» Exercise requirements
From the listing below, pick out each line with the word "Apache".

-- begin --

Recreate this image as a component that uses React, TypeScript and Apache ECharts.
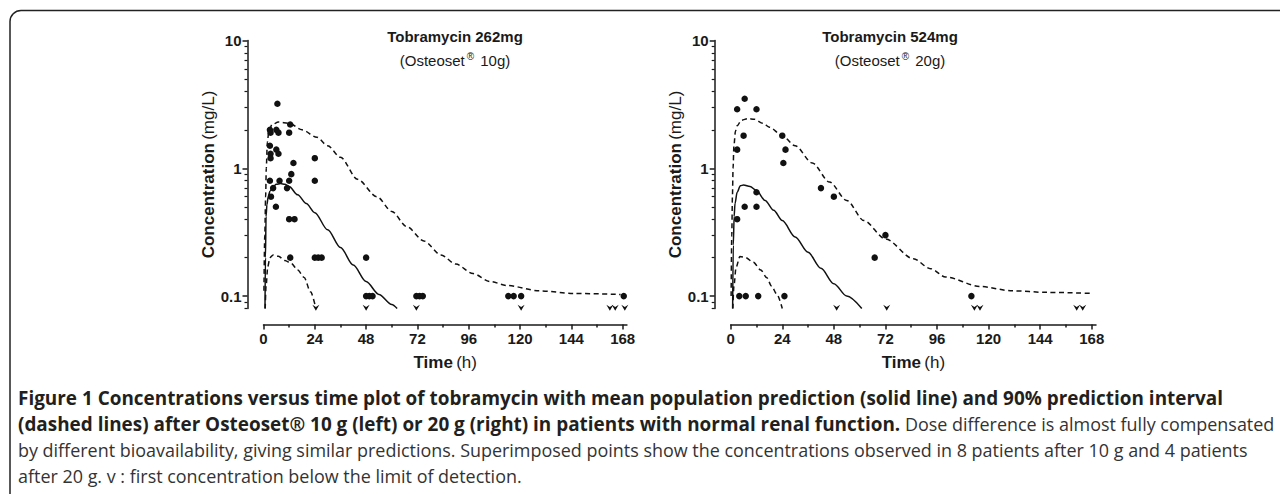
import React, { useEffect, useRef } from 'react';
import * as echarts from 'echarts';

// ---------- axis values ----------
const xTicks = [0, 24, 48, 72, 96, 120, 144, 168];
const xMinorTicks = [12, 36, 60, 84, 108, 132, 156];
const yTicks = [0.1, 1, 10];
const yMinorTicks = [0.08, 0.09, 0.2, 0.3, 0.4, 0.5, 0.6, 0.7, 0.8, 0.9, 2, 3, 4, 5, 6, 7, 8, 9];

// ---------- 10 g (left) ----------
const obs10: [number, number][] = [
  [6.5, 3.2],
  [3, 2.0], [3.3, 1.9], [6, 2.0], [7, 1.9], [12.5, 2.2], [12, 1.9],
  [3, 1.5], [3.3, 1.3], [3.3, 1.2], [6, 1.4], [7, 1.3],
  [14, 1.1], [24, 1.2],
  [3, 0.8], [7.5, 0.8], [12, 0.8], [24, 0.8], [13, 0.9],
  [4.5, 0.7], [11, 0.7], [3.5, 0.6], [5.8, 0.5],
  [12, 0.4], [14.5, 0.4],
  [12.5, 0.2], [24, 0.2], [25.6, 0.2], [27.2, 0.2], [48, 0.2],
  [48, 0.1], [49.5, 0.1], [51, 0.1], [71.5, 0.1], [73, 0.1], [74.5, 0.1],
  [114.5, 0.1], [117, 0.1], [120.5, 0.1], [168.5, 0.1],
];
const blq10 = [24.5, 48, 71.5, 120.5, 162, 164.5, 169];
const mean10: [number, number][] = [
  [0.7, 0.08], [0.9, 0.2], [1.2, 0.42], [1.6, 0.52], [2.2, 0.6], [3, 0.66], [4.5, 0.72],
  [6, 0.75], [8, 0.76], [10, 0.75], [12, 0.72], [16, 0.62], [20, 0.53], [24, 0.45],
  [30, 0.33], [36, 0.24], [42, 0.175], [48, 0.13], [54, 0.103], [60, 0.086], [62.5, 0.08],
];
const upper10: [number, number][] = [
  [0.2, 0.11], [0.6, 0.3], [1, 0.6], [1.3, 1.0], [1.8, 1.6], [2.5, 1.95], [4, 2.2],
  [7, 2.3], [12, 2.25], [18, 2.0], [25, 1.75], [30, 1.5], [36, 1.22], [44, 0.82],
  [53, 0.6], [60, 0.46], [67, 0.35], [75, 0.27], [83, 0.21], [90, 0.178], [98, 0.15],
  [106, 0.13], [114, 0.121], [129, 0.11], [145, 0.105], [167, 0.103],
];
const lower10: [number, number][] = [
  [0.8, 0.08], [1.2, 0.12], [2, 0.17], [3, 0.2], [4.5, 0.21], [7, 0.205], [10, 0.19],
  [13, 0.18], [16, 0.16], [19, 0.14], [22, 0.108], [24.5, 0.08],
];

// ---------- 20 g (right) ----------
const obs20: [number, number][] = [
  [6.5, 3.5], [3, 2.9], [12, 2.9], [6, 1.8], [3, 1.4], [24, 1.8], [25.5, 1.4], [24.5, 1.1],
  [42, 0.7], [48, 0.6], [12, 0.65], [6.5, 0.5], [12, 0.5], [3, 0.4], [72, 0.3], [67, 0.2],
  [4, 0.1], [7, 0.1], [12.8, 0.1], [25, 0.1], [112, 0.1],
];
const blq20 = [49.3, 72.6, 113.4, 116, 161, 163.8];
const mean20: [number, number][] = [
  [0.9, 0.08], [1.2, 0.25], [1.6, 0.42], [2, 0.53], [3, 0.65], [4.5, 0.73], [6, 0.74],
  [9, 0.72], [12, 0.67], [16, 0.56], [20, 0.47], [24, 0.39], [30, 0.29], [36, 0.22],
  [42, 0.165], [48, 0.125], [54, 0.1], [61, 0.08],
];
const upper20: [number, number][] = [
  [0.2, 0.1], [0.5, 0.3], [0.8, 0.6], [1.1, 1.0], [1.5, 1.5], [2.2, 1.95], [3, 2.15],
  [5, 2.38], [8, 2.45], [11, 2.42], [15, 2.25], [18, 2.1], [24, 1.8], [30, 1.5], [38, 1.1],
  [46, 0.78], [54, 0.56], [62, 0.39], [72, 0.28], [85, 0.196], [93, 0.164], [100, 0.141],
  [116, 0.119], [131, 0.11], [147, 0.107], [168, 0.105],
];
const lower20: [number, number][] = [
  [1, 0.08], [1.5, 0.12], [2.5, 0.168], [4.3, 0.204], [7, 0.2], [10.5, 0.184], [14, 0.16],
  [16.7, 0.14], [19, 0.12], [21.4, 0.104], [24, 0.08],
];
const BLQ_Y = 0.081;

const panelTitles = ['Tobramycin 262mg', 'Tobramycin 524mg'];
const panelDoses = [' 10g)', ' 20g)'];

const captionLines = [
  [{ s: 'b', t: 'Figure 1 Concentrations versus time plot of tobramycin with mean population prediction (solid line) and 90% prediction interval' }],
  [
    { s: 'b', t: '(dashed lines) after Osteoset® 10 g (left) or 20 g (right) in patients with normal renal function.' },
    { s: 'r', t: ' Dose difference is almost fully compensated' },
  ],
  [{ s: 'r', t: 'by different bioavailability, giving similar predictions. Superimposed points show the concentrations observed in 8 patients after 10 g and 4 patients' }],
  [{ s: 'r', t: 'after 20 g. v : first concentration below the limit of detection.' }],
];

const FONT = '"Liberation Sans", Arial, Helvetica, sans-serif';
const CAP_FONT = '"Open Sans", "Noto Sans", sans-serif';
const AX = '#1a1a1a';

function measure(text: string, weight: string, size: number, family: string) {
  const c = document.createElement('canvas').getContext('2d');
  if (!c) return text.length * size * 0.55;
  c.font = `${weight} ${size}px ${family}`;
  return c.measureText(text).width;
}

export default function App() {
  const ref = useRef<HTMLDivElement>(null);

  useEffect(() => {
    if (!ref.current) return;
    const chart = echarts.init(ref.current, undefined, { renderer: 'svg' });

    const grids = [
      { left: 263.5, top: 40.5, width: 170 * 2.138, height: 268 },
      { left: 730.7, top: 40.5, width: 170 * 2.149, height: 268 },
    ];

    const xAxis: any[] = [];
    const yAxis: any[] = [];
    grids.forEach((_, g) => {
      xAxis.push({
        type: 'value', gridIndex: g, min: 0, max: 170, position: 'bottom', offset: 16,
        axisLine: { show: true, onZero: false, lineStyle: { color: AX, width: 1.5 } },
        axisTick: { show: true, length: 5, customValues: xTicks, lineStyle: { color: AX, width: 1.5 } },
        axisLabel: { customValues: xTicks, margin: 6, fontFamily: FONT, fontWeight: 'bold', fontSize: 15, color: AX },
        splitLine: { show: false },
        name: '{b|Time} {r|(h)}', nameLocation: 'middle', nameGap: 29,
        nameTextStyle: {
          rich: {
            b: { fontFamily: FONT, fontWeight: 'bold', fontSize: 17, color: AX },
            r: { fontFamily: FONT, fontSize: 17, color: AX },
          },
        },
      });
      xAxis.push({
        type: 'value', gridIndex: g, min: 0, max: 170, position: 'bottom', offset: 16,
        axisLine: { show: false, onZero: false },
        axisTick: { show: true, length: 3, customValues: xMinorTicks, lineStyle: { color: AX, width: 1.5 } },
        axisLabel: { show: false },
        splitLine: { show: false },
      });
      yAxis.push({
        type: 'log', logBase: 10, gridIndex: g, min: 0.08, max: 10, position: 'left', offset: 16,
        axisLine: { show: true, onZero: false, lineStyle: { color: AX, width: 1.5 } },
        axisTick: { show: true, length: 5, customValues: yTicks, lineStyle: { color: AX, width: 1.5 } },
        axisLabel: {
          customValues: yTicks, margin: 6, fontFamily: FONT, fontWeight: 'bold', fontSize: 15, color: AX,
          formatter: (v: number) => (v >= 1 ? v.toFixed(0) : v.toFixed(1)),
        },
        splitLine: { show: false },
        name: '{b|Concentration} {r|(mg/L)}', nameLocation: 'middle', nameGap: 29, nameRotate: 90,
        nameTextStyle: {
          rich: {
            b: { fontFamily: FONT, fontWeight: 'bold', fontSize: 17, color: AX },
            r: { fontFamily: FONT, fontSize: 17, color: AX },
          },
        },
      });
      yAxis.push({
        type: 'log', logBase: 10, gridIndex: g, min: 0.08, max: 10, position: 'left', offset: 16,
        axisLine: { show: false, onZero: false },
        axisTick: { show: true, length: 3, customValues: yMinorTicks, lineStyle: { color: AX, width: 1.2 } },
        axisLabel: { show: false },
        splitLine: { show: false },
      });
    });

    const lineSeries = (data: [number, number][], g: number, dashed: boolean) => ({
      type: 'line', xAxisIndex: 2 * g, yAxisIndex: 2 * g, data, showSymbol: false, symbol: 'none',
      smooth: 0.3, smoothMonotone: 'x',
      lineStyle: { color: '#111', width: 1.5, type: dashed ? [5, 3.5] : 'solid' },
      z: 3,
    });
    const obsSeries = (data: [number, number][], g: number) => ({
      type: 'scatter', xAxisIndex: 2 * g, yAxisIndex: 2 * g, data, symbol: 'circle', symbolSize: 6.5,
      itemStyle: { color: '#111', opacity: 1 }, z: 4,
    });
    const blqSeries = (times: number[], g: number) => ({
      type: 'scatter', xAxisIndex: 2 * g, yAxisIndex: 2 * g, data: times.map((t) => [t, BLQ_Y]),
      symbol: 'path://M0,0 L5,3 L10,0 L5,8 Z', symbolSize: [7, 6], itemStyle: { color: '#111', opacity: 1 }, z: 4,
    });

    const series: any[] = [
      lineSeries(mean10, 0, false), lineSeries(upper10, 0, true), lineSeries(lower10, 0, true),
      obsSeries(obs10, 0), blqSeries(blq10, 0),
      lineSeries(mean20, 1, false), lineSeries(upper20, 1, true), lineSeries(lower20, 1, true),
      obsSeries(obs20, 1), blqSeries(blq20, 1),
    ];

    // caption sizing: bold fitted to line 1, regular fitted to line 3, then checked against line 2
    let sizeB = (100 * 1207) / measure(captionLines[0][0].t, 'bold', 100, CAP_FONT);
    let sizeR = (100 * 1232) / measure(captionLines[2][0].t, 'normal', 100, CAP_FONT);
    const w2 = measure(captionLines[1][0].t, 'bold', sizeB, CAP_FONT) + measure(captionLines[1][1].t, 'normal', sizeR, CAP_FONT);
    if (w2 > 1256) {
      const k = 1256 / w2;
      sizeB *= k;
      sizeR *= k;
    }
    const capLH = 26;
    const capText = captionLines.map((ln) => ln.map((p) => `{${p.s}|${p.t}}`).join('')).join('\n');

    const titleCenters = [455, 890];
    const graphic: any[] = [
      {
        type: 'rect', shape: { x: 10, y: 10.5, width: 1320, height: 620, r: 11 },
        style: { fill: 'none', stroke: '#222', lineWidth: 1.5 }, silent: true,
      },
      {
        type: 'text', left: 18, top: 401 - capLH / 2,
        style: {
          text: capText,
          rich: {
            b: { fontFamily: CAP_FONT, fontWeight: 'bold', fontSize: sizeB, fill: '#231f20', lineHeight: capLH },
            r: { fontFamily: CAP_FONT, fontWeight: 'normal', fontSize: sizeR, fill: '#333', lineHeight: capLH },
          },
        },
      },
    ];
    titleCenters.forEach((cx, i) => {
      graphic.push({
        type: 'text', x: cx, y: 36,
        style: { text: panelTitles[i], font: `bold 15px ${FONT}`, fill: AX, textAlign: 'center', textVerticalAlign: 'middle' },
      });
      graphic.push({
        type: 'text', x: cx, y: 60,
        style: {
          text: `{r|(Osteoset}{s|®}{r|${panelDoses[i]}}`,
          textAlign: 'center', textVerticalAlign: 'middle',
          rich: {
            r: { fontFamily: FONT, fontSize: 15, fill: AX, lineHeight: 18 },
            s: { fontFamily: FONT, fontSize: 10, fill: AX, verticalAlign: 'top', lineHeight: 10, padding: [0, 2, 0, 2] },
          },
        },
      });
    });

    chart.setOption({
      animation: false,
      backgroundColor: '#fff',
      grid: grids,
      xAxis,
      yAxis,
      series,
      graphic,
    });

    return () => chart.dispose();
  }, []);

  return (
    <div
      ref={ref}
      style={{ position: 'fixed', left: 0, top: 0, width: 1280, height: 494, background: '#fff' }}
    />
  );
}
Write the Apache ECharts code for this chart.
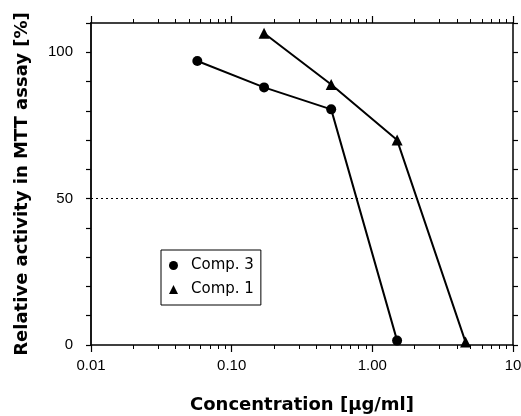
<!DOCTYPE html>
<html>
<head>
<meta charset="utf-8">
<script src="https://cdn.jsdelivr.net/npm/echarts@6/dist/echarts.min.js"></script>
<style>html,body{margin:0;padding:0;background:#fff}#c{width:521px;height:416px}</style>
</head>
<body>
<div id="c"></div>
<script>
// ---- data ----
const concComp3 = [0.057, 0.17, 0.51, 1.5];
const actComp3  = [97, 88, 80.5, 1.5];
const concComp1 = [0.17, 0.51, 1.5, 4.6];
const actComp1  = [106.5, 89, 70, 1];
const xTickLabels = ['0.01', '0.10', '1.00', '10'];
const yTickLabels = [0, 50, 100];
const minorMultipliers = [2, 3, 4, 5, 6, 7, 8, 9];
const decades = [0.01, 0.1, 1];
const refLine = 50;

const minorTicks = [];
decades.forEach(d => minorMultipliers.forEach(m => minorTicks.push(+(d * m).toPrecision(3))));

const black = '#000';
const tickFont = 'Liberation Sans';
const nameFont = 'DejaVu Sans';

function logAxis(pos, opts) {
  return Object.assign({
    type: 'log', logBase: 10, min: 0.01, max: 10, position: pos,
    gridIndex: 0,
    splitLine: { show: false },
    axisLine: { show: false, lineStyle: { color: black, width: 1.5 } },
    axisTick: { show: true, inside: false, length: 7, lineStyle: { color: black, width: 1.2 } },
    axisLabel: { show: false },
    minorTick: { show: false },
    minorSplitLine: { show: false }
  }, opts);
}

const chart = echarts.init(document.getElementById('c'), null, { renderer: 'canvas' });
chart.setOption({
  animation: false,
  backgroundColor: '#fff',
  grid: { left: 91, right: 8, top: 23, bottom: 71, containLabel: false, outerBoundsMode: 'none' },
  legend: {
    orient: 'vertical', left: 161, top: 250,
    padding: [8, 7, 8, 8], itemGap: 9,
    itemWidth: 9, itemHeight: 9,
    borderColor: black, borderWidth: 1, borderRadius: 0,
    backgroundColor: '#fff',
    textStyle: { color: black, fontFamily: nameFont, fontSize: 15, padding: [0, 0, 0, 8] },
    data: [{ name: 'Comp. 3', icon: 'circle' }, { name: 'Comp. 1', icon: 'triangle' }]
  },
  xAxis: [
    logAxis('bottom', {
      axisLine: { show: true, lineStyle: { color: black, width: 1.5 } },
      axisLabel: {
        show: true, color: black, fontFamily: tickFont, fontSize: 15, margin: 13,
        showMinLabel: true, showMaxLabel: true,
        formatter: v => xTickLabels[Math.round(Math.log10(v)) + 2]
      },
      name: 'Concentration [µg/ml]', nameLocation: 'middle', nameGap: 51,
      nameTextStyle: { color: black, fontFamily: nameFont, fontWeight: 'bold', fontSize: 18 }
    }),
    logAxis('bottom', { axisTick: { show: true, length: 4, customValues: minorTicks, lineStyle: { color: black, width: 1 } } }),
    logAxis('top', { axisLine: { show: true, lineStyle: { color: black, width: 1.5 } } }),
    logAxis('top', { axisTick: { show: true, length: 4, customValues: minorTicks, lineStyle: { color: black, width: 1 } } })
  ],
  yAxis: [
    {
      type: 'value', min: 0, max: 110, interval: 10, position: 'left',
      splitLine: { show: false },
      axisLine: { show: true, lineStyle: { color: black, width: 1.8 } },
      axisTick: { show: true, inside: false, length: 5, lineStyle: { color: black, width: 1.2 } },
      axisLabel: {
        color: black, fontFamily: tickFont, fontSize: 15, margin: 18,
        formatter: v => (yTickLabels.indexOf(v) >= 0 ? String(v) : '')
      },
      name: 'Relative activity in MTT assay [%]', nameLocation: 'middle', nameGap: 60, nameRotate: 90,
      nameTextStyle: { color: black, fontFamily: nameFont, fontWeight: 'bold', fontSize: 18 }
    },
    {
      type: 'value', min: 0, max: 110, interval: 10, position: 'right',
      splitLine: { show: false },
      axisLine: { show: true, lineStyle: { color: black, width: 1.5 } },
      axisTick: { show: true, inside: false, length: 5, lineStyle: { color: black, width: 1.2 } },
      axisLabel: { show: false }
    }
  ],
  series: [
    {
      name: 'Comp. 3', type: 'line', xAxisIndex: 0, yAxisIndex: 0,
      data: concComp3.map((c, i) => [c, actComp3[i]]),
      symbol: 'circle', symbolSize: 10,
      itemStyle: { color: black },
      lineStyle: { color: black, width: 2 },
      markLine: {
        silent: true, symbol: ['none', 'none'], label: { show: false },
        lineStyle: { color: black, width: 1, type: [2, 3] },
        data: [{ yAxis: refLine }]
      }
    },
    {
      name: 'Comp. 1', type: 'line', xAxisIndex: 0, yAxisIndex: 0,
      data: concComp1.map((c, i) => [c, actComp1[i]]),
      symbol: 'triangle', symbolSize: 11,
      itemStyle: { color: black },
      lineStyle: { color: black, width: 2 }
    }
  ]
});
</script>
</body>
</html>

-- end --

» Answer to this exercise
Recreate this image as a component that uses React, TypeScript and Apache ECharts.
Write the Apache ECharts code for this chart.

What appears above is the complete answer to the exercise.